MID-READ REVIEW.  I am exactly half-way through, page 192, and Marjorie Post has not done a bit of business so far.  It has been all about her love life, her children, her entertaining, her parties, her multiple homes, her money, her staffs, and a BIT about non-profit work.  I am sorely disappointed.  That is not what I understood this book to be about.  I thought it was about a business success story.

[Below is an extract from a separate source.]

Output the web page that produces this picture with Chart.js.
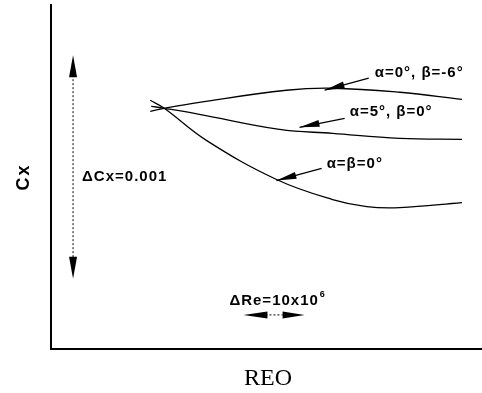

The story covers a surfeit of money among the Posts, Vanderbilts, Rockefellers, Roosevelts, and a score of others. I found the ostentatious excesses of the super-rich turned my stomach at times.  (Do I have a bit of communism in my blood?) Yes,  Marjorie Post gives away millions for health care facilities, to support our troops in the Great War, to provide food and shelter during the Great Depression.  She uses her money well and for superbly excellent needs.  However, the overabundance still upsets me. The last of many mansions she built for herself and her family had 125 rooms, with huge numbers of staff. And the art she collects is impressive.  Not to mention all the custom gowns and clothing from Paris and other fashion hotbeds.

That all being said, the writing is delicious. Pataki writes a biography in first person; not always an easy feat to accomplish. The main theme of the books is about Marjorie and her four husbands.  I thought these relationships were presented with depth, insight, sorrow, and aplomb.  You may enjoy reading The Magnificent Lives of Marjorie Post.  Many readers have.  I cannot advise you to put it at the top of your reading list.